If I could give one piece of advice, is to never give up. I gave up, lost hope, I had no clarity to see that I was being hurt in non violent ways and other things. I didn't take care of me, but everyone else.
I was shaped by my enviroment, to put a man first. So that's what I did. I didn't know I was being used for only a servant and maid, never to have help from a fit, healthy man. That I had to clean myself, in pain even. without question, praise or graditude.
I was born to be free and happy and to experience joy. And I do now. So does everyone else deserves that too.

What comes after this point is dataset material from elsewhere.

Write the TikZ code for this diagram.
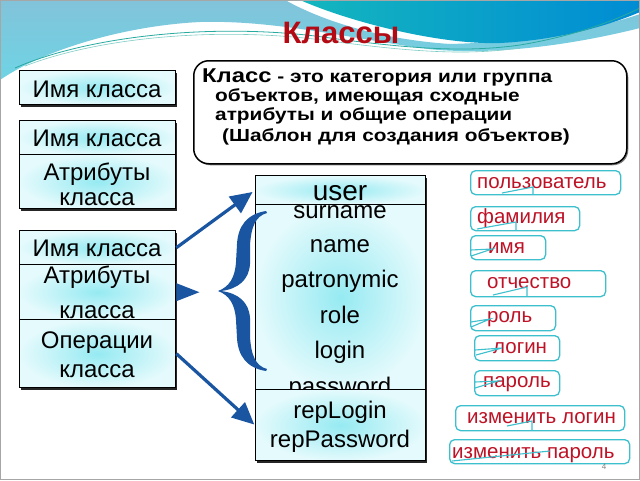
\documentclass[tikz,border=0pt]{standalone}
\usepackage{fontspec}
\setmainfont{Liberation Sans}
\newfontfamily\deffont[FakeStretch=1.19]{Liberation Sans}
\usetikzlibrary{arrows.meta,shadows,calc}
\definecolor{arrowblue}{RGB}{25,85,160}
\definecolor{boxin}{RGB}{150,234,242}
\definecolor{boxout}{RGB}{228,250,252}
\definecolor{calline}{RGB}{60,192,205}
\definecolor{caltext}{RGB}{190,18,38}
\definecolor{titlered}{RGB}{180,10,20}
\definecolor{skytop}{RGB}{130,195,218}
\definecolor{skybot}{RGB}{110,212,228}
\definecolor{tealL}{RGB}{20,182,190}
\definecolor{tealR}{RGB}{0,140,212}
\definecolor{waveline}{RGB}{40,170,160}
\begin{document}
\begin{tikzpicture}[x=1pt,y=-1pt,
  frame/.style={fill=white,inner sep=0pt,anchor=north west,minimum width=156pt,
    drop shadow={shadow xshift=2pt,shadow yshift=-3pt,opacity=0.85,fill=black}},
  comp/.style={draw=black,line width=1.4pt,shading=radial,inner color=boxin,outer color=boxout,
    minimum width=156pt,inner sep=0pt,anchor=north west},
  ucomp/.style={comp,minimum width=170pt},
  btxt/.style={anchor=base,font=\fontsize{24}{28}\selectfont,inner sep=0pt},
  callout/.style={draw=calline,line width=1.3pt,rounded corners=5pt,fill=white,anchor=north west,inner sep=0pt},
  ctxt/.style={anchor=base west,text=caltext,font=\fontsize{20.5}{24}\selectfont,inner sep=0pt},
  tail/.style={draw=calline,line width=1.1pt},
  dtxt/.style={anchor=base west,inner sep=0pt,font=\deffont\fontsize{17.5}{20}\selectfont\bfseries},
  conn/.style={draw=arrowblue,line width=3.2pt,-{Triangle[length=22pt,width=20pt]}}
]
\useasboundingbox (0,0) rectangle (640,480);
% background
\fill[white] (0,0) rectangle (640,480);
\shade[top color=skytop,bottom color=skybot] (0,0) -- (285,0) .. controls (330,25) and (390,40) .. (450,44)
  .. controls (530,42) and (600,28) .. (640,14) -- (640,28) .. controls (560,48) and (480,56) .. (420,48)
  .. controls (340,36) and (270,20) .. (200,22) .. controls (120,26) and (40,52) .. (0,80) -- cycle;
\shade[left color=tealL,right color=tealR] (300,0) .. controls (350,22) and (440,45) .. (500,43)
  .. controls (560,40) and (610,25) .. (640,12) -- (640,0) -- cycle;
\draw[waveline,line width=0.8pt] (15,68) .. controls (90,35) and (220,22) .. (330,38)
  .. controls (420,50) and (470,52) .. (520,45) .. controls (580,35) and (620,18) .. (640,8);
\draw[waveline!60,line width=0.6pt] (25,66) .. controls (100,37) and (220,26) .. (330,41)
  .. controls (420,53) and (470,55) .. (520,48);
\draw[gray!70,line width=0.8pt] (0.5,0.5) rectangle (639.5,479.5);

% title
\node[anchor=base,text=titlered,font=\fontsize{31}{34}\selectfont\bfseries,inner sep=0pt] (title) at (341,43) {Классы};

% definition box
\node[draw=black,line width=1.5pt,rounded corners=15pt,fill=white,anchor=north west,inner sep=0pt,
  minimum width=433pt,minimum height=103pt,
  drop shadow={shadow xshift=1.5pt,shadow yshift=-1.5pt,opacity=0.5,fill=black}] (def) at (193,60) {};
\node[dtxt] (d1) at (202,82) {{\fontsize{20}{22}\selectfont Класс} - это категория или группа};
\node[dtxt] (d2) at (215,101) {объектов, имеющая сходные};
\node[dtxt] (d3) at (215,120) {атрибуты и общие операции};
\node[dtxt] (d4) at (222,141) {(Шаблон для создания объектов)};

% box 1
\node[frame,minimum height=34pt] (f1) at (19,70) {};
\node[comp,minimum height=34pt] (b1) at (19,70) {};
\node[btxt] (t1) at (97,97) {Имя класса};

% box 2
\node[frame,minimum height=88pt] (f2) at (19,120) {};
\node[comp,minimum height=34pt] (b2a) at (19,120) {};
\node[comp,minimum height=54pt] (b2b) at (19,154) {};
\node[btxt] (t2a) at (97,146) {Имя класса};
\node[btxt] (t2b) at (97,180) {Атрибуты};
\node[btxt] (t2c) at (97,205) {класса};

% box 3
\node[frame,minimum height=157pt] (f3) at (19,230) {};
\node[comp,minimum height=34pt] (b3a) at (19,230) {};
\node[comp,minimum height=55pt] (b3b) at (19,264) {};
\node[comp,minimum height=68pt] (b3c) at (19,319) {};
\node[btxt] (t3a) at (97,256) {Имя класса};
\node[btxt] (t3b) at (97,283) {Атрибуты};
\node[btxt] (t3c) at (97,318) {класса};
\node[btxt] (t3d) at (97,348) {Операции};
\node[btxt] (t3e) at (97,377) {класса};

% user class
\node[frame,minimum width=170pt,minimum height=285pt] (fu) at (255,175) {};
\node[ucomp,minimum height=185pt] (uattr) at (255,204) {};
\node[btxt] (a1) at (340,218) {surname};
\node[btxt] (a2) at (340,252) {name};
\node[btxt] (a3) at (340,287) {patronymic};
\node[btxt] (a4) at (340,323) {role};
\node[btxt] (a5) at (340,358) {login};
\node[btxt] (a6) at (340,394) {password};
\node[ucomp,minimum height=29pt] (uhead) at (255,175) {};
\node[btxt,font=\fontsize{28}{30}\selectfont] (uname) at (340,200) {user};
\node[ucomp,minimum height=71pt] (uops) at (255,389) {};
\node[btxt] (o1) at (340,418) {repLogin};
\node[btxt] (o2) at (340,447) {repPassword};

% arrows
\draw[conn,shorten >=3pt] (b3a.east) -- (uhead.west);
\draw[conn,shorten >=1pt] (b3c.east) -- (uops.west);
\fill[arrowblue] ($(b3b.east)+(0,-9)$) -- ($(b3b.east)+(23,0)$) -- ($(b3b.east)+(0,9)$) -- cycle;
% brace
\fill[arrowblue] (266,211) .. controls (247,214) and (238,226) .. (237,244) -- (236,262)
  .. controls (235,278) and (229,287) .. (218,291)
  .. controls (229,295) and (235,304) .. (236,320) -- (237,338)
  .. controls (238,356) and (247,368) .. (266,371)
  -- (267,369) .. controls (256,366) and (251,356) .. (250,336) -- (250,318)
  .. controls (249,302) and (238,293) .. (221,291)
  .. controls (238,289) and (249,280) .. (250,264) -- (250,246)
  .. controls (251,226) and (256,216) .. (267,213) -- cycle;

% callouts
\node[callout,minimum width=150pt,minimum height=24pt] (c1) at (470,170) {};
\node[ctxt] (ct1) at (477,188) {пользователь};
\draw[tail] (533,194) -- (533,187) -- (502,193);
\node[callout,minimum width=109pt,minimum height=24pt] (c2) at (470,206) {};
\node[ctxt] (ct2) at (477,223) {фамилия};
\draw[tail] (516,230) -- (516,222) -- (477,229);
\node[callout,minimum width=75pt,minimum height=24pt] (c3) at (470,235) {};
\node[ctxt] (ct3) at (488,253) {имя};
\draw[tail] (471,250) -- (492,249) -- (471,256);
\node[callout,minimum width=135pt,minimum height=26pt] (c4) at (470,270) {};
\node[ctxt] (ct4) at (487,288) {отчество};
\draw[tail] (527,296) -- (527,287) -- (493,295);
\node[callout,minimum width=85pt,minimum height=25pt] (c5) at (470,305) {};
\node[ctxt] (ct5) at (487,322) {роль};
\draw[tail] (471,322) -- (490,319) -- (471,327);
\node[callout,minimum width=85pt,minimum height=25pt] (c6) at (474,335) {};
\node[ctxt] (ct6) at (493,353) {логин};
\draw[tail] (475,350) -- (502,348) -- (476,355);
\node[callout,minimum width=85pt,minimum height=25pt] (c7) at (474,370) {};
\node[ctxt] (ct7) at (483,387) {пароль};
\draw[tail] (475,382) -- (498,381) -- (475,388);
\node[callout,minimum width=169pt,minimum height=25pt] (c8) at (455,405) {};
\node[ctxt] (ct8) at (467,423) {изменить логин};
\draw[tail] (532,430) -- (532,421) -- (507,426);
\node[callout,minimum width=180pt,minimum height=24pt] (c9) at (449,439) {};
\node[ctxt] (ct9) at (452,458) {изменить пароль};
\draw[tail] (550,451) -- (452,461);

\node[anchor=base,text=gray,font=\fontsize{8}{9}\selectfont,inner sep=0pt] (pg) at (604,469) {4};
\end{tikzpicture}
\end{document}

to be treated with love and respect
keep going, don't give up, steal your power back-metaphorically. You could think of a private and special way to do so, and to not tell anyone either. and it will help set your mind free too. (you can think of ways to improve your situation.I took tiny tiny steps, after a long period of time. I mean that as a metaphor)
this is the best advice I can offer. It may not be helpful to anyone but if anything is helpful to anyone
, I am so grateful
I'm still working on it myself. I hope to be free from my situation as well. very soon I hope.
I found new ways to improve my current situation, but I need to leave too. I am scared, I don't know what will happen to me, just that I won't be doing cleaning from when I wake up to when I sleep. I won't be a maid/housekeeper/servant anymore.
I'll be able to shower when I need to, when I get a new place and I won't be exhausted from everything, giving me the energy to do what I want to do.